There’s no doubt it’s a challenging time and most of our retailers are not well placed to survive and thrive. We all know the top-line story:
Amazon is open for business any day now.
More global brands continue to arrive.
The newer pure play ecommerce entries are stealing share.
New(ish) media players (Google/Facebook) are controlling access to the new retail audience.
With this onslaught, consumers are now exposed to so many options, changing their expectations and behaviour. They are more connected, more empowered and spending more than ever.
So even with retail spending increasing, most retailers are experiencing downward pressure on prices, growth and profits.
The need to innovate and change has never been higher.
History says that once online penetration reaches 20%, major retail businesses fail. Products that could be digitised were first to hit the wall: electronics, films, books and music left many of the leading players in each industry powerless to react.

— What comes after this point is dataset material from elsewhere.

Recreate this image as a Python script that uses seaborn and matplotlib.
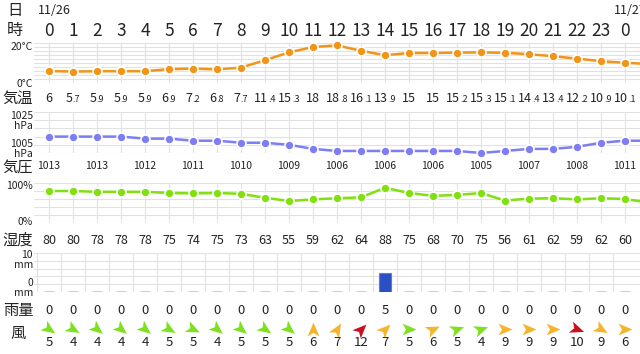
import matplotlib.pyplot as plt
import numpy as np
import seaborn as sns
from matplotlib.markers import MarkerStyle
from matplotlib.path import Path
from matplotlib.transforms import Affine2D, blended_transform_factory
from matplotlib.offsetbox import TextArea, HPacker, AnnotationBbox

# ── data ────────────────────────────────────────────────────────────────
hour_labels = [str(h) for h in range(24)] + ["0"]
temp = [6, 5.7, 5.9, 5.9, 5.9, 6.9, 7.2, 6.8, 7.7, 11.4, 15.3, 18, 18.8,
        16.1, 13.9, 15, 15, 15.2, 15.3, 15.1, 14.4, 13.4, 12.2, 10.9, 10.1]
temp_next = 9.5
pressure = [1013, 1013, 1013, 1013, 1012, 1012, 1011, 1011, 1010, 1010, 1009,
            1007, 1006, 1006, 1006, 1006, 1006, 1006, 1005, 1006, 1007, 1007,
            1008, 1010, 1011]
pressure_next = 1011
humidity = [80, 80, 78, 78, 78, 75, 74, 75, 73, 63, 55, 59, 62, 64, 88, 75,
            68, 70, 75, 56, 61, 62, 59, 62, 60]
humidity_next = 51
rain = [0, 0, 0, 0, 0, 0, 0, 0, 0, 0, 0, 0, 0, 0, 5, 0, 0, 0, 0, 0, 0, 0, 0, 0, 0]
wind_speed = [5, 4, 4, 4, 4, 5, 5, 4, 5, 5, 5, 6, 7, 12, 7, 5, 6, 5, 4, 9, 9,
              9, 10, 9, 6]
wind_angle = [-35, -30, -40, -40, -40, -30, -25, -40, -40, -35, -40, 90, 60,
              45, 45, 0, 25, 20, 20, 0, 0, 0, -20, -30, 0]

TXT = "#222222"
C_TEMP, C_PRES, C_HUM, C_RAIN = "#f29418", "#7d7df5", "#80e010", "#2b4fc4"
GRID = "#e2e2e2"

sns.set_theme(style="white")
plt.rcParams["font.family"] = ["Noto Sans CJK JP", "DejaVu Sans"]

W, H = 640, 354
fig = plt.figure(figsize=(W / 100, H / 100), dpi=100)
hours = np.arange(len(hour_labels))
hours_ext = np.arange(len(hour_labels) + 1)


def fy(ypx):
    return 1 - ypx / H


def panel(top, bottom, ylim, yticks, xgrid):
    ax = fig.add_axes([34 / W, fy(bottom), (W - 34) / W, (bottom - top) / H])
    ax.set_xlim(-0.625, 24.625)
    ax.set_ylim(*ylim)
    ax.set_xticks(xgrid)
    ax.set_yticks(yticks)
    ax.grid(True, color=GRID, lw=0.8)
    ax.tick_params(length=0, labelbottom=False, labelleft=False)
    for s in ax.spines.values():
        s.set_visible(False)
    return ax


line_kw = dict(marker="o", markersize=6.5, markeredgecolor="white",
               markeredgewidth=1.2, linewidth=1.8, clip_on=False)

# temperature
ax_t = panel(43, 83, (0, 20), np.arange(0, 21, 2), hours)
sns.lineplot(x=hours_ext, y=temp + [temp_next], ax=ax_t, color=C_TEMP, **line_kw)

# pressure
ax_p = panel(112, 153, (1005, 1025), np.arange(1005, 1026, 4), hours)
sns.lineplot(x=hours_ext, y=pressure + [pressure_next], ax=ax_p, color=C_PRES, **line_kw)

# humidity
ax_h = panel(183, 223, (0, 100), np.arange(0, 101, 20), hours)
sns.lineplot(x=hours_ext, y=humidity + [humidity_next], ax=ax_h, color=C_HUM, **line_kw)

for ax in (ax_t, ax_p, ax_h):
    ax.set_xlim(-0.625, 24.625)
    ax.set_xlabel("")
    ax.set_ylabel("")

# rain
ax_r = panel(253, 292, (0, 10), np.arange(0, 11, 2), hours - 0.5)
rain_arr = np.array(rain, dtype=float)
wet = rain_arr > 0
ax_r.bar(hours[wet], rain_arr[wet], width=0.5, color=C_RAIN,
         edgecolor="#5b7be0", linewidth=0.8, zorder=3)
ax_r.hlines(rain_arr[~wet], hours[~wet] - 0.22, hours[~wet] + 0.22,
            color="#c8c8c8", lw=2, zorder=3)

# ── text ────────────────────────────────────────────────────────────────
tr = blended_transform_factory(ax_t.transData, fig.transFigure)


def ftext(x, y, s, **kw):
    kw.setdefault("color", TXT)
    kw.setdefault("va", "center")
    fig.text(x / W, fy(y), s, **kw)


ftext(15, 10, "日", fontsize=11, ha="center")
ftext(38, 10, "11/26", fontsize=9, ha="left")
ftext(614, 10, "11/27", fontsize=9, ha="left")
ftext(15, 31, "時", fontsize=11.5, ha="center")
ftext(18, 98, "気温", fontsize=11, ha="center")
ftext(18, 168, "気圧", fontsize=11, ha="center")
ftext(18, 240, "湿度", fontsize=11, ha="center")
ftext(18, 311, "雨量", fontsize=11, ha="center")
ftext(18, 333, "風", fontsize=11, ha="center")

# axis labels
ax_kw = dict(fontsize=7.5, ha="right", linespacing=0.95)
ftext(33, 47, "20°C", **ax_kw)
ftext(33, 84, "0°C", **ax_kw)
ftext(33, 121, "1025\nhPa", **ax_kw)
ftext(33, 149, "1005\nhPa", **ax_kw)
ftext(33, 186, "100%", **ax_kw)
ftext(33, 222, "0%", **ax_kw)
ftext(33, 260, "10\nmm", **ax_kw)
ftext(33, 288, "0\nmm", **ax_kw)

for i, lab in enumerate(hour_labels):
    ax_t.text(i, fy(31), lab, transform=tr, fontsize=12.5, ha="center",
              va="center", color=TXT, clip_on=False)

# temperature values with small decimals
for i, v in enumerate(temp):
    parts = f"{v:g}".split(".")
    kids = [TextArea(parts[0], textprops=dict(fontsize=9, color=TXT))]
    if len(parts) > 1:
        kids.append(TextArea("." + parts[1], textprops=dict(fontsize=6.5, color=TXT)))
    box = HPacker(children=kids, align="baseline", pad=0, sep=0)
    ab = AnnotationBbox(box, (i, fy(98)), xycoords=tr, frameon=False,
                        box_alignment=(0.5, 0.5), pad=0, annotation_clip=False)
    ax_t.add_artist(ab)

for i, v in enumerate(pressure):
    if i % 2 == 0:
        ax_t.text(i, fy(166), str(v), transform=tr, fontsize=7.5, ha="center",
                  va="center", color=TXT, clip_on=False)

for i, v in enumerate(humidity):
    ax_t.text(i, fy(240), str(v), transform=tr, fontsize=9, ha="center",
              va="center", color=TXT, clip_on=False)

for i, v in enumerate(rain):
    ax_t.text(i, fy(311), f"{v:g}", transform=tr, fontsize=9.5, ha="center",
              va="center", color=TXT, clip_on=False)

# wind arrows
dart = Path([(1, 0), (-1, 0.85), (-0.5, 0), (-1, -0.85), (1, 0)],
            [Path.MOVETO, Path.LINETO, Path.LINETO, Path.LINETO, Path.CLOSEPOLY])
for i, (spd, ang) in enumerate(zip(wind_speed, wind_angle)):
    col = "#7ee020" if spd <= 5 else ("#f5b52a" if spd < 10 else "#c8101e")
    m = MarkerStyle(dart, transform=Affine2D().rotate_deg(ang))
    ax_t.plot([i], [fy(329)], transform=tr, marker=m, markersize=10,
              color=col, markeredgewidth=0, clip_on=False, linestyle="none")
    ax_t.text(i, fy(342), str(spd), transform=tr, fontsize=9.5, ha="center",
              va="center", color=TXT, clip_on=False)

fig.savefig("out.png", dpi=100)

Most retail categories are nearing 20% and are under significant threat. Figures from NAB* show where we sit in comparison to international markets.

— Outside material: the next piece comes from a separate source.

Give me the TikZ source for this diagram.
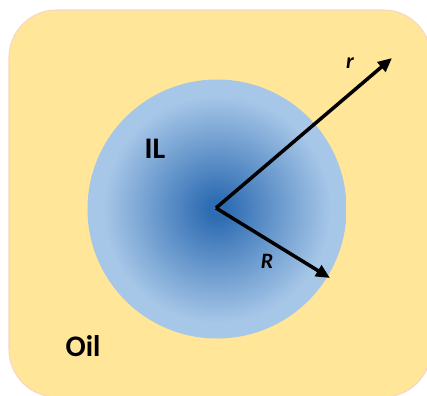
\documentclass[tikz,border=0pt]{standalone}
\usepackage{fontspec}
\setmainfont{Carlito}
\usetikzlibrary{arrows.meta}
\definecolor{oilfill}{HTML}{FFE699}
\definecolor{oilline}{HTML}{F8D5C4}
\definecolor{ilcore}{HTML}{2F6DB3}
\definecolor{iledge}{HTML}{A7C7E8}
\pgfdeclareradialshading{ilshade}{\pgfpoint{0bp}{0bp}}{color(0bp)=(ilcore);color(2bp)=(ilcore);color(22bp)=(iledge);color(50bp)=(iledge)}
\tikzset{radius arrow/.style={line width=2pt,-{Triangle[length=8pt,width=7pt]}},
lbl/.style={font=\bfseries\fontsize{17}{19}\selectfont,inner sep=0pt},
rlbl/.style={font=\bfseries\itshape\fontsize{12.5}{14}\selectfont,inner sep=0pt}}
\begin{document}
\begin{tikzpicture}[x=0.02cm,y=-0.02cm]
\useasboundingbox(0,0)rectangle(427,396);
\draw[oilline,fill=oilfill,line width=0.6pt,rounded corners=0.95cm](9,10)rectangle(431,397);
\shade[shading=ilshade](217,209)circle(129.5);
\coordinate(c)at(216,208);\coordinate(rt)at(392,58);\coordinate(Rt)at(330,278);
\draw[radius arrow](c)--(rt);\draw[radius arrow](c)--(Rt);
\node[lbl](il)at(155,149){IL};\node[lbl](oil)at(83,346){Oil};
\node[rlbl](r)at(350,63){r};\node[rlbl](R)at(267,261){R};
\end{tikzpicture}
\end{document}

% Going Online | % International Online | |
Fashion and Footwear | 20.6% | 40.4% |
Homeware/Appliances | 19.6% | 9.7% |
Department Stores | 17.2% | 44.8% |
Recreational Goods | 16.9% | 56.8% |
* NAB online index Dec 2016 and IBIS WORLD
Yet retail is locked into a culture of building marketing plans and KPIs on “year on year” targets, including like for like store growth, like for like revenue per store growth.
They all want to ‘comp’ themselves with comparative results. By its very nature it means that they start with the base from last year and build off that simply because they have always done it that way. Hence they don’t change the rules and innovate.

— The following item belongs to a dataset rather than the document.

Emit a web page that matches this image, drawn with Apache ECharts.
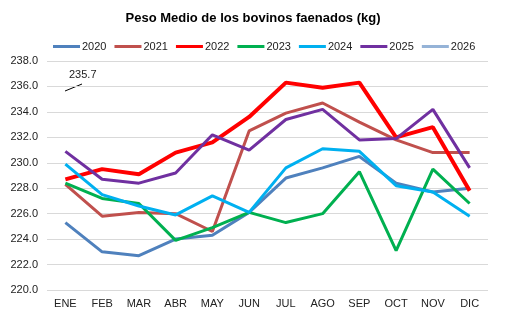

In a market like this, traditional retail marketing is no longer relevant for either consumers or effective for suppliers. There needs to be a fundamental shift from mass market “price and product” led campaigns and catalogues to one-to-one content.
Retailers need to embrace a blend of personalised, local and social content and advertising that connects to a new customer and drives sales.
There’s a huge communication challenge ahead for most retailers. With so much choice available and a lack of differentiation, there’s need to double down on brand building. They need to invest in a clear, original and meaningful brand purpose and story, big brand ideas that drive long-term equity, brand storytelling and content and contextual brand experience (one to one).
Supplier support is critical for many retailers. Brands need to unlock the catalogue of future and develop value and access propositions for their partners. They need to prioritise their owned media and data strategy, content marketing and publishing strategies along with improving digital customer experiences.
All of that needs a new way thinking and a different agency relationship. Just as many retail marketers are stuck in their ways, so too are many agencies. Agencies need to challenge more and be genuinely accountable.
If we as an industry want to stay relevant and add real value to our retail clients, we need to commit to an aligned and accountable partnership that addresses their future customers evolving needs.
We need to commit to a performance-based partnership approach. One that is agile and always on. One that provides accountable project/output deliverables rather than traditional retainer deliverables.
It’s a challenging but exciting time for those brave enough to change.
Fergus Stoddart is a partner at Edge.
Ferg, whilst I agree with parts of this the reality is behaviours haven’t changed as much as everyone makes out.
E-commerce is 7.10% of the mix in Australia and 15% of the mix in the US. Most retailers (bar department stores) have been experiencing growth post-recession.
There are macro-economic declines in retail driven by two factors which are hard for retailers to solve:
– The middle class has less discretionary spend as more income has been invested over longer periods of time in the housing market.
– Digitization of a number of key goods (DVDs are a good example, as are games) have driven down footfall in electronic categories.
Amazon is a specter leaning over everyone, but I do wonder if people pay attention to their numbers. Amazon Prime is an expensive activity for them (the faster they scale and get market share, the more expensive costs per customer become — there is no economy of scale).
And they’re taking hits on most of their business to try and maintain market share.
What no one talks about with Amazon is predatory pricing — they’re almost certainly doing that — to get market share. The only thing propping them up is the extremely profitable AWS business (which negates $900m in losses in e-commerce with about $1.2b in gains).
It’s also why Amazon is revving up the ads model all of a sudden. They’re going to need more revenue to solve this Prime issue in the longer term.
So the future of retail isn’t that radically different…
Still doesn’t mean agencies can’t change, though. Everything can be improved.